— BEGIN SUPPLIED DATA —

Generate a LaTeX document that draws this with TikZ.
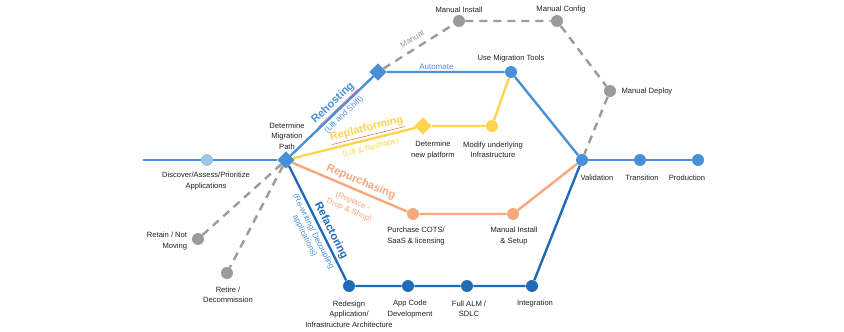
\documentclass[tikz,border=0pt]{standalone}
\usepackage{fontspec}
\setmainfont{Liberation Sans}
\usetikzlibrary{shapes.geometric}
\definecolor{mblue}{HTML}{4A90D9}
\definecolor{lblue}{HTML}{9DC3E6}
\definecolor{dblue}{HTML}{1F6BB8}
\definecolor{myellow}{HTML}{FFD54F}
\definecolor{morange}{HTML}{F7A97C}
\definecolor{mgray}{HTML}{9B9B9B}
\definecolor{ulred}{HTML}{E06666}
\definecolor{txt}{HTML}{222222}
\tikzset{
  stn/.style={circle, fill=#1, minimum size=9pt, inner sep=0pt},
  dia/.style={diamond, aspect=1, fill=#1, minimum size=13pt, inner sep=0pt},
  lbl/.style={font=\fontsize{5.7}{7.9}\selectfont, text=txt, align=center, inner sep=1pt},
  ttl/.style={font=\fontsize{8.3}{10}\selectfont\bfseries, inner sep=0pt},
  sub/.style={font=\fontsize{6}{7.2}\selectfont, align=center, inner sep=0pt},
  ln/.style={line width=1.8pt, draw=#1},
  dsh/.style={line width=1.8pt, draw=mgray, dash pattern=on 6pt off 4.5pt}
}
\begin{document}
\begin{tikzpicture}[x=0.75pt, y=-0.75pt]
\fill[white] (0,0) rectangle (844,332);
\useasboundingbox (0,0) rectangle (844,332);
% stations
\coordinate (start) at (143,160);
\node[stn=lblue] (disc) at (207,160) {};
\node[dia=mblue] (det) at (286,160) {};
\node[dia=mblue] (rh) at (378,72) {};
\node[stn=mblue] (umt) at (511,72) {};
\node[stn=mgray] (mi) at (459,21) {};
\node[stn=mgray] (mc) at (557,21) {};
\node[stn=mgray] (md) at (610,91) {};
\node[dia=myellow] (dnp) at (423,126) {};
\node[stn=myellow] (mui) at (492,126) {};
\node[stn=morange] (pc) at (413,214) {};
\node[stn=morange] (mis) at (513,214) {};
\node[stn=dblue] (rd) at (349,286) {};
\node[stn=dblue] (acd) at (408,286) {};
\node[stn=dblue] (alm) at (467,286) {};
\node[stn=dblue] (integ) at (532,286) {};
\node[stn=mblue] (val) at (582,160) {};
\node[stn=mblue] (tr) at (640,160) {};
\node[stn=mblue] (prod) at (698,160) {};
\node[stn=mgray] (ret) at (198,239) {};
\node[stn=mgray] (rtr) at (227,273) {};
% connectors
\draw[ln=mblue] (start) -- (disc) -- (det);
\draw[ln=mblue] (det) -- (rh) -- (umt) -- (val);
\draw[dsh] (rh) -- (mi) -- (mc) -- (md) -- (val);
\draw[ln=myellow] (det) -- (dnp) -- (mui) -- (umt);
\draw[ln=morange] (det) -- (pc) -- (mis) -- (val);
\draw[ln=dblue] (det) -- (rd) -- (acd) -- (alm) -- (integ) -- (val);
\draw[ln=mblue] (val) -- (tr) -- (prod);
\draw[dsh] (det) -- (ret);
\draw[dsh] (det) -- (rtr);
% route titles
\node[ttl, text=mblue, rotate=43.7] (t-rh) at (334,104) {\textcolor{ulred}{\underline{\textcolor{mblue}{Rehosting}}}};
\node[sub, text=mblue, rotate=43.7] (s-rh) at (344,115) {(Lift and Shift)};
\node[ttl, text=myellow, rotate=13.9] (t-rp) at (367,130) {\textcolor{ulred}{\underline{\textcolor{myellow}{Replatforming}}}};
\node[sub, text=myellow, rotate=13.9] (s-rp) at (371,148) {(Lift \& Reshape)};
\node[ttl, text=morange, rotate=-23] (t-pu) at (361,182) {Repurchasing};
\node[sub, text=morange, rotate=-23] (s-pu) at (351,206) {(Replace -\\Drop \& Shop)};
\node[ttl, text=dblue, rotate=-63.4] (t-rf) at (331,231) {Refactoring};
\node[sub, text=mblue, rotate=-63.4] (s-rf) at (309,234) {(Re-writing/ Decoupling\\applications)};
\path (rh) -- (umt) node[sub, text=mblue, above=1.5pt, pos=0.42] (a-lbl) {Automate};
\node[sub, text=mgray, rotate=32.2] (m-lbl) at (412,39) {Manual};
% station labels
\node[lbl] (l-disc) at (206,181) {Discover/Assess/Prioritize\\Applications};
\node[lbl] (l-det) at (287,136) {Determine\\Migration\\Path};
\node[lbl] (l-umt) at (511,59) {Use Migration Tools};
\node[lbl] (l-mi) at (459,10) {Manual Install};
\node[lbl] (l-mc) at (561,10) {Manual Config};
\node[lbl, anchor=west] (l-md) at (620,92) {Manual Deploy};
\node[lbl] (l-dnp) at (433,150) {Determine\\new platform};
\node[lbl] (l-mui) at (493,150) {Modify underlying\\Infrastructure};
\node[lbl] (l-pc) at (416,236) {Purchase COTS/\\SaaS \& licensing};
\node[lbl] (l-mis) at (514,236) {Manual Install\\\& Setup};
\node[lbl] (l-rd) at (349,314) {Redesign\\Application/\\Infrastructure Architecture};
\node[lbl] (l-acd) at (410,309) {App Code\\Development};
\node[lbl] (l-alm) at (469,309) {Full ALM /\\SDLC};
\node[lbl] (l-int) at (535,304) {Integration};
\node[lbl] (l-val) at (597,178) {Validation};
\node[lbl] (l-tr) at (642,178) {Transition};
\node[lbl] (l-prod) at (687,178) {Production};
\node[lbl, align=right] (l-ret) at (167,241) {Retain / Not\\Moving};
\node[lbl] (l-rtr) at (228,295) {Retire /\\Decommission};
\end{tikzpicture}
\end{document}
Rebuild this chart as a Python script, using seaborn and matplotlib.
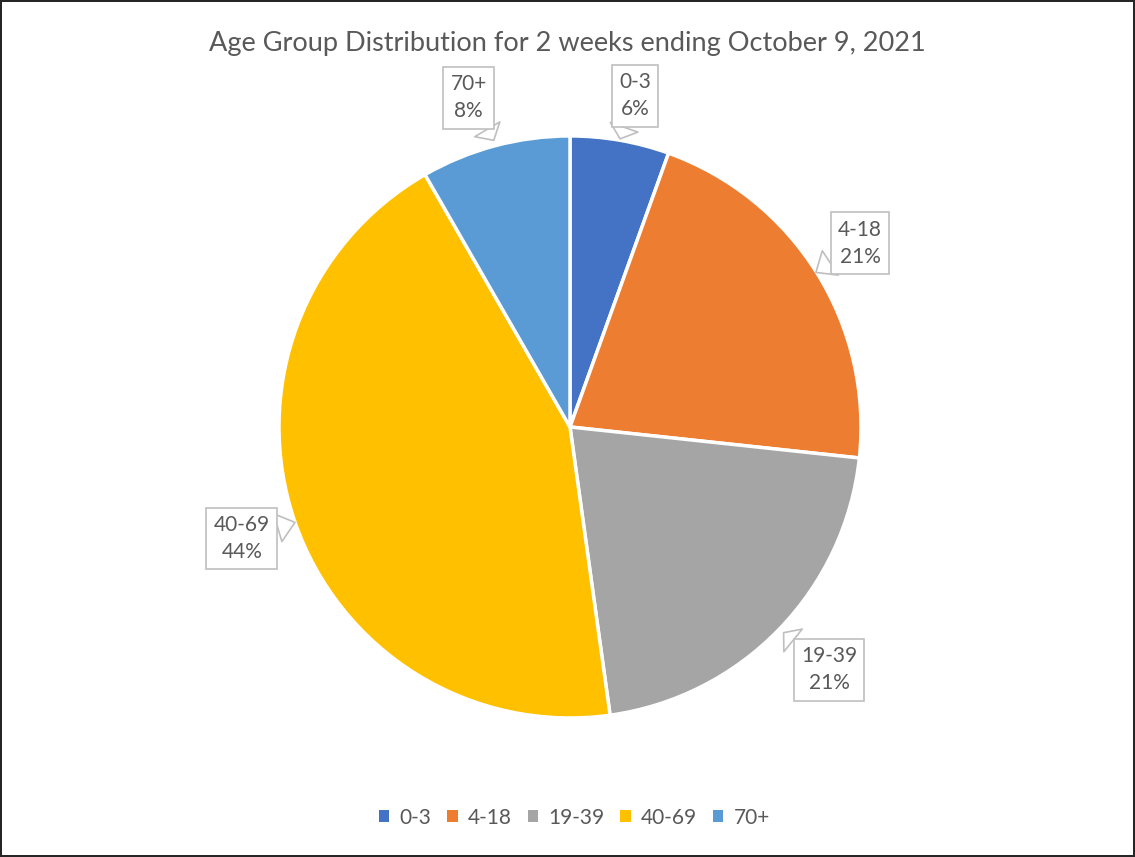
import matplotlib
matplotlib.use("Agg")
import matplotlib.pyplot as plt
import seaborn as sns
from matplotlib.patches import Patch

sns.set_theme(style="white")
plt.rcParams['font.family'] = ['Lato', 'DejaVu Sans']

# data
age_groups = ['0-3', '4-18', '19-39', '40-69', '70+']
shares = [5.5, 21.2, 21.1, 43.9, 8.3]
pct_labels = ['6%', '21%', '21%', '44%', '8%']
colors = ['#4472C4', '#ED7D31', '#A5A5A5', '#FFC000', '#5B9BD5']

# callout placement (box centre, pointer tip) in axes data units
label_pos = [(0.224, 1.138), (0.997, 0.631), (0.890, -0.834), (-1.128, -0.383), (-0.348, 1.131)]
tip_pos = [(0.172, 0.990), (0.845, 0.531), (0.734, -0.707), (-0.945, -0.328), (-0.262, 0.985)]

text_col = '#595959'

fig = plt.figure(figsize=(11.35, 8.57), dpi=100, edgecolor='#262626', linewidth=1.5)
ax = fig.add_axes([0.2458, 0.1622, 0.5128, 0.6792])

wedges, _ = ax.pie(shares, colors=colors, startangle=90, counterclock=False,
                   wedgeprops=dict(edgecolor='white', linewidth=2.5))
ax.set_xlim(-1, 1)
ax.set_ylim(-1, 1)
ax.set_aspect('equal')
ax.axis('off')

for grp, pct, (bx, by), (tx, ty) in zip(age_groups, pct_labels, label_pos, tip_pos):
    ax.annotate(f'{grp}\n{pct}', xy=(tx, ty), xytext=(bx, by),
                ha='center', va='center', fontsize=15, color=text_col,
                linespacing=1.45, annotation_clip=False,
                bbox=dict(boxstyle='square,pad=0.35', fc='white', ec='#BFBFBF', lw=1.2),
                arrowprops=dict(arrowstyle='wedge,tail_width=1.4,shrink_factor=0.5',
                                fc='white', ec='#BFBFBF', lw=1.2,
                                shrinkA=0, shrinkB=0))

fig.suptitle('Age Group Distribution for 2 weeks ending October 9, 2021',
             y=0.964, fontsize=19.5, color=text_col)

handles = [Patch(facecolor=c, edgecolor='none') for c in colors]
fig.legend(handles, age_groups, loc='center', bbox_to_anchor=(0.506, 0.046),
           ncol=5, frameon=False, fontsize=15, handlelength=0.5, handleheight=0.5,
           handletextpad=0.5, columnspacing=0.75, labelcolor=text_col)

fig.savefig('out.png', dpi=100)
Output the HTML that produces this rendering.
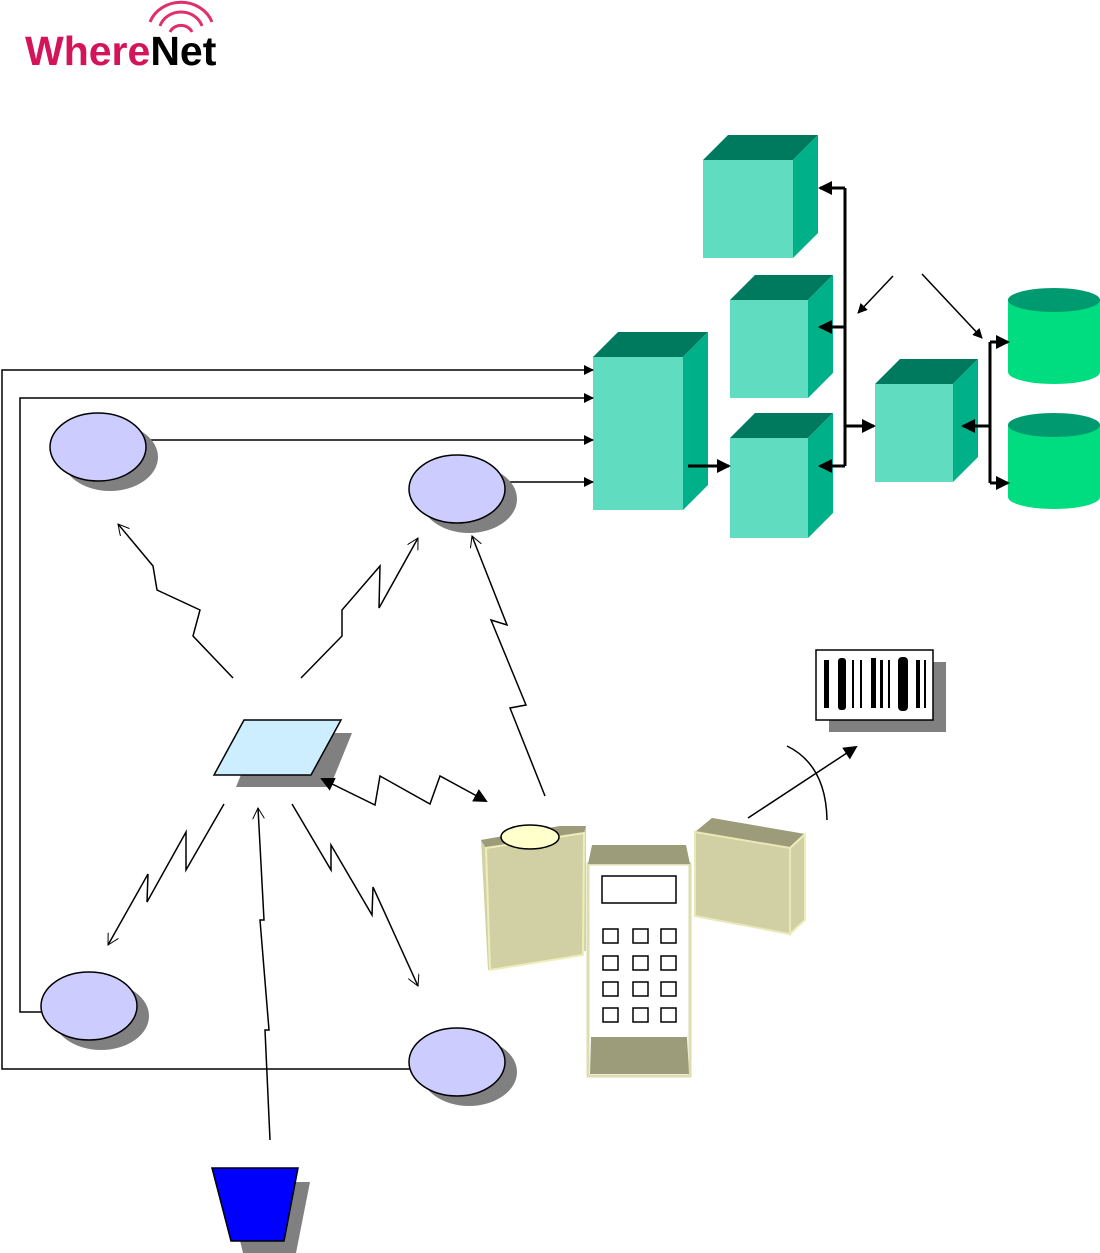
<!DOCTYPE html>
<html><head><style>body{margin:0;background:#fff}svg{display:block}</style></head><body>
<svg width="1100" height="1253" viewBox="0 0 1100 1253" xmlns="http://www.w3.org/2000/svg">
<defs>
<marker id="a" markerWidth="10" markerHeight="10" refX="9" refY="5" orient="auto" markerUnits="userSpaceOnUse"><path d="M0,0 L10,5 L0,10z" fill="#000"/></marker>
<marker id="o" markerWidth="12" markerHeight="12" refX="11" refY="6" orient="auto" markerUnits="userSpaceOnUse"><path d="M0,0 L11,6 L0,12" fill="none" stroke="#000"/></marker>
<marker id="s" markerWidth="14" markerHeight="14" refX="12" refY="7" orient="auto-start-reverse" markerUnits="userSpaceOnUse"><path d="M0,0 L14,7 L0,14z" fill="#000"/></marker>
</defs>
<text x="25" y="65" font-family="Liberation Sans, sans-serif" font-weight="bold" font-size="41" letter-spacing="0" fill="#d4145a">Where<tspan fill="#000">Net</tspan></text>
<g fill="none" stroke="#e0306a" stroke-width="3">
<path d="M150,22 A33,30 0 0 1 212,22"/><path d="M160,26 A22,20 0 0 1 202,26"/><path d="M170,32 A12,11 0 0 1 192,32"/></g>
<g stroke="none">
<path d="M703,160 L728,135 L818,135 L793,160z" fill="#007a5e"/><path d="M793,160 L818,135 L818,233 L793,258z" fill="#00b088"/><rect x="703" y="160" width="90" height="98" fill="#60ddc0"/>
<path d="M730,300 L755,275 L833,275 L808,300z" fill="#007a5e"/><path d="M808,300 L833,275 L833,373 L808,398z" fill="#00b088"/><rect x="730" y="300" width="78" height="98" fill="#60ddc0"/>
<path d="M730,438 L755,413 L833,413 L808,438z" fill="#007a5e"/><path d="M808,438 L833,413 L833,513 L808,538z" fill="#00b088"/><rect x="730" y="438" width="78" height="100" fill="#60ddc0"/>
<path d="M593,357 L618,332 L708,332 L683,357z" fill="#007a5e"/><path d="M683,357 L708,332 L708,485 L683,510z" fill="#00b088"/><rect x="593" y="357" width="90" height="153" fill="#60ddc0"/>
<path d="M875,384 L900,359 L978,359 L953,384z" fill="#007a5e"/><path d="M953,384 L978,359 L978,457 L953,482z" fill="#00b088"/><rect x="875" y="384" width="78" height="98" fill="#60ddc0"/>
<path d="M1008,300 L1008,372 A46,12 0 0 0 1100,372 L1100,300z" fill="#00dd80"/><ellipse cx="1054" cy="300" rx="46" ry="12" fill="#009a70"/>
<path d="M1008,425 L1008,497 A46,12 0 0 0 1100,497 L1100,425z" fill="#00dd80"/><ellipse cx="1054" cy="425" rx="46" ry="12" fill="#009a70"/>
</g>
<g stroke="#000" stroke-width="3" fill="none">
<path d="M845,188 L845,466"/><path d="M845,188 L820,188" marker-end="url(#s)"/><path d="M845,327 L820,327" marker-end="url(#s)"/><path d="M845,466 L820,466" marker-end="url(#s)"/>
<path d="M845,426 L874,426" marker-end="url(#s)"/>
<path d="M990,342 L990,483"/><path d="M990,342 L1008,342" marker-end="url(#s)"/><path d="M990,483 L1008,483" marker-end="url(#s)"/><path d="M990,426 L963,426" marker-end="url(#s)"/>
<path d="M688,466 L729,466" marker-end="url(#s)"/>
</g>
<g stroke="#000" stroke-width="1.5" fill="none">
<path d="M893,276 L858,313" marker-end="url(#a)"/><path d="M922,274 L982,338" marker-end="url(#a)"/>
<path d="M410,1069 L2,1069 L2,370 L593,370" marker-end="url(#a)"/>
<path d="M42,1012 L20,1012 L20,398 L593,398" marker-end="url(#a)"/>
<path d="M145,440 L593,440" marker-end="url(#a)"/>
<path d="M505,482 L593,482" marker-end="url(#a)"/>
</g>
<g stroke="#000" stroke-width="1.5">
<ellipse cx="110" cy="457" rx="48" ry="34" fill="#808080" stroke="none"/><ellipse cx="98" cy="447" rx="48" ry="34" fill="#ccccff"/>
<ellipse cx="469" cy="499" rx="48" ry="34" fill="#808080" stroke="none"/><ellipse cx="457" cy="489" rx="48" ry="34" fill="#ccccff"/>
<ellipse cx="101" cy="1016" rx="48" ry="34" fill="#808080" stroke="none"/><ellipse cx="89" cy="1006" rx="48" ry="34" fill="#ccccff"/>
<ellipse cx="469" cy="1072" rx="48" ry="34" fill="#808080" stroke="none"/><ellipse cx="457" cy="1062" rx="48" ry="34" fill="#ccccff"/>
</g>
<path d="M258,733 L352,733 L330,787 L236,787z" fill="#808080"/>
<path d="M244,720 L341,720 L311,775 L214,775z" fill="#cceeff" stroke="#000" stroke-width="1.5"/>
<g stroke="#000" stroke-width="1.5" fill="none">
<path d="M233,678 L193,636 L200,610 L157,590 L153,566 L118,524" marker-end="url(#o)"/>
<path d="M301,678 L342,636 L342,610 L380,566 L379,608 L418,538" marker-end="url(#o)"/>
<path d="M545,796 L510,708 L526,705 L491,620 L507,625 L472,536" marker-end="url(#o)"/>
<path d="M224,804 L186,870 L186,832 L147,902 L148,874 L108,945" marker-end="url(#o)"/>
<path d="M292,804 L331,870 L331,845 L372,915 L373,887 L418,986" marker-end="url(#o)"/>
<path d="M270,1140 L265,1030 L269,1030 L260,920 L264,920 L258,808" marker-end="url(#o)"/>
<path d="M322,779 L375,805 L380,776 L430,804 L440,776 L486,801" marker-start="url(#s)" marker-end="url(#s)"/>
<path d="M748,818 L856,747" marker-end="url(#s)"/>
<path d="M787,746 Q826,765 827,820"/>
</g>
<rect x="829" y="662" width="117" height="70" fill="#808080"/>
<rect x="816" y="650" width="117" height="70" fill="#fff" stroke="#000" stroke-width="1.5"/>
<g fill="#000"><rect x="824" y="660" width="5" height="48"/><rect x="838" y="658" width="8" height="52" rx="3"/><rect x="852" y="660" width="2" height="48"/><rect x="860" y="660" width="2" height="48"/><rect x="871" y="658" width="5" height="50"/><rect x="880" y="660" width="3" height="48"/><rect x="888" y="660" width="2" height="48"/><rect x="898" y="657" width="10" height="54" rx="4"/><rect x="916" y="660" width="4" height="48"/><rect x="924" y="660" width="2" height="48"/></g>
<path d="M226,1182 L310,1182 L296,1253 L243,1253z" fill="#808080"/>
<path d="M212,1168 L298,1168 L284,1241 L231,1241z" fill="#0000ff" stroke="#000" stroke-width="1.5"/>
<path d="M481,840 L560,826 L586,826 L586,951 L488,970z" fill="#d2d2a6"/>
<path d="M481,840 L486,848 L584,833 L586,826 L560,826z" fill="#9c9c7a"/>
<path d="M486,848 L584,833 L583,955 L490,970z" fill="#d0d0a4" stroke="#eeeebb" stroke-width="2"/>
<ellipse cx="530" cy="837" rx="29" ry="12" fill="#ffffcc" stroke="#000" stroke-width="1.5"/>
<rect x="588" y="864" width="102" height="212" fill="#fff" stroke="#ddddb0" stroke-width="3"/>
<path d="M592,845 L686,845 L690,864 L588,864z" fill="#9c9c7a"/>
<path d="M591,1037 L687,1037 L689,1074 L590,1074z" fill="#9c9c7a"/>
<rect x="602" y="876" width="74" height="27" fill="#fff" stroke="#000" stroke-width="1.5"/>
<g fill="#fff" stroke="#000" stroke-width="1.5">
<rect x="603" y="929" width="15" height="14"/><rect x="633" y="929" width="15" height="14"/><rect x="661" y="929" width="15" height="14"/>
<rect x="603" y="956" width="15" height="14"/><rect x="633" y="956" width="15" height="14"/><rect x="661" y="956" width="15" height="14"/>
<rect x="603" y="982" width="15" height="14"/><rect x="633" y="982" width="15" height="14"/><rect x="661" y="982" width="15" height="14"/>
<rect x="603" y="1008" width="15" height="14"/><rect x="633" y="1008" width="15" height="14"/><rect x="661" y="1008" width="15" height="14"/>
</g>
<path d="M695,832 L712,818 L805,834 L805,920 L790,934 L695,916z" fill="#d2d2a6"/>
<path d="M695,832 L712,818 L805,834 L790,848z" fill="#9c9c7a"/>
<path d="M790,848 L805,834 L805,920 L790,934z" fill="#d0d0a4" stroke="#eeeebb" stroke-width="2"/>
<path d="M695,832 L790,848 L790,934 L695,916z" fill="#d0d0a4" stroke="#e8e8b8" stroke-width="2"/>
</svg>
</body></html>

— END SUPPLIED DATA —

Extract from the material above the stretch running from the line containing "Rebuild this chart" through the line containing "ax = fig.add_axes([0.2458, 0.1622, 0.5128, 0.6792])". Keep the text exact and the pictures out.

Rebuild this chart as a Python script, using seaborn and matplotlib.
import matplotlib
matplotlib.use("Agg")
import matplotlib.pyplot as plt
import seaborn as sns
from matplotlib.patches import Patch

sns.set_theme(style="white")
plt.rcParams['font.family'] = ['Lato', 'DejaVu Sans']

# data
age_groups = ['0-3', '4-18', '19-39', '40-69', '70+']
shares = [5.5, 21.2, 21.1, 43.9, 8.3]
pct_labels = ['6%', '21%', '21%', '44%', '8%']
colors = ['#4472C4', '#ED7D31', '#A5A5A5', '#FFC000', '#5B9BD5']

# callout placement (box centre, pointer tip) in axes data units
label_pos = [(0.224, 1.138), (0.997, 0.631), (0.890, -0.834), (-1.128, -0.383), (-0.348, 1.131)]
tip_pos = [(0.172, 0.990), (0.845, 0.531), (0.734, -0.707), (-0.945, -0.328), (-0.262, 0.985)]

text_col = '#595959'

fig = plt.figure(figsize=(11.35, 8.57), dpi=100, edgecolor='#262626', linewidth=1.5)
ax = fig.add_axes([0.2458, 0.1622, 0.5128, 0.6792])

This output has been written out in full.